In the vast majority of cases, partners, members of LLCs and board members of smaller private corporations will have signed an agreement outlining their responsibilities and rights in a relationship.

However, the law also creates different fiduciary relationships between business associates.

By way of example, partners in a business have a fiduciary relationship with each other, and board members of a corporation are fiduciaries of the corporation and all of the corporate shareholders.

A person who is in a fiduciary relationship have certain legal obligations that exist independent of any contract.

The full nature and extent of these obligations depends a lot on the facts and circumstances, so specific questions about how they work in Ohio should be directed to an experienced business law attorney.

The general idea, though, is that a person in a fiduciary relationship has to put the interest of the other people in the partnership, or the shareholders of the corporation, ahead of her own.

A flagrant example of a breach of fiduciary duty would be the case of a partner who funnels income belonging to the partnership to his personal bank account without offering to divide it.

Breach of fiduciary duty is a separate legal claim

Not every poor decision or business disagreement is a breach of fiduciary duty.
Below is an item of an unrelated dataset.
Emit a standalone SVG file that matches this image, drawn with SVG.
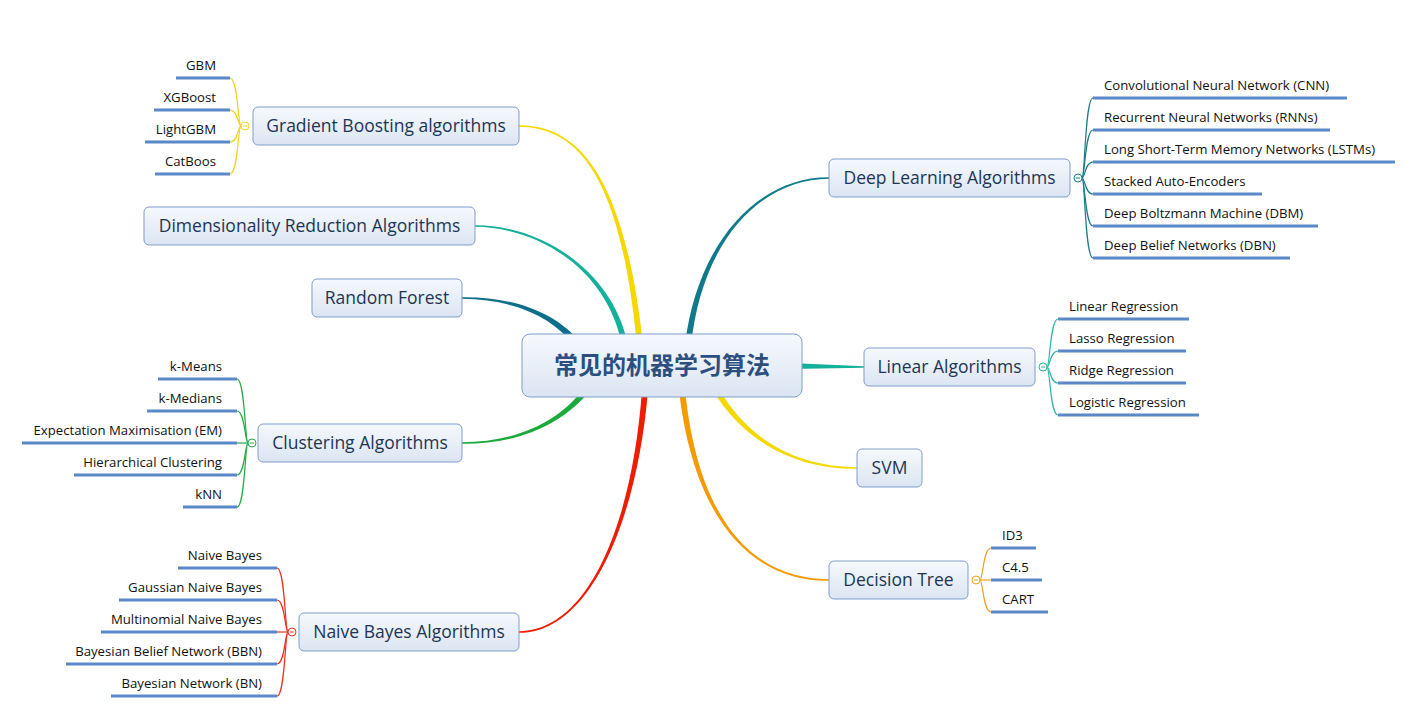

However, many times, an investigation into a corporate legal issue will reveal that a person in a leadership role has not been faithful to her fiduciary obligations.

Should this be the case, the victim may consider pursuing a legal claim for damages, provided that he experienced a loss. Breach of fiduciary duty is a separate legal claim which entitle a person to additional compensation above and beyond what is available through other claims. In some cases, punitive damages may even be available.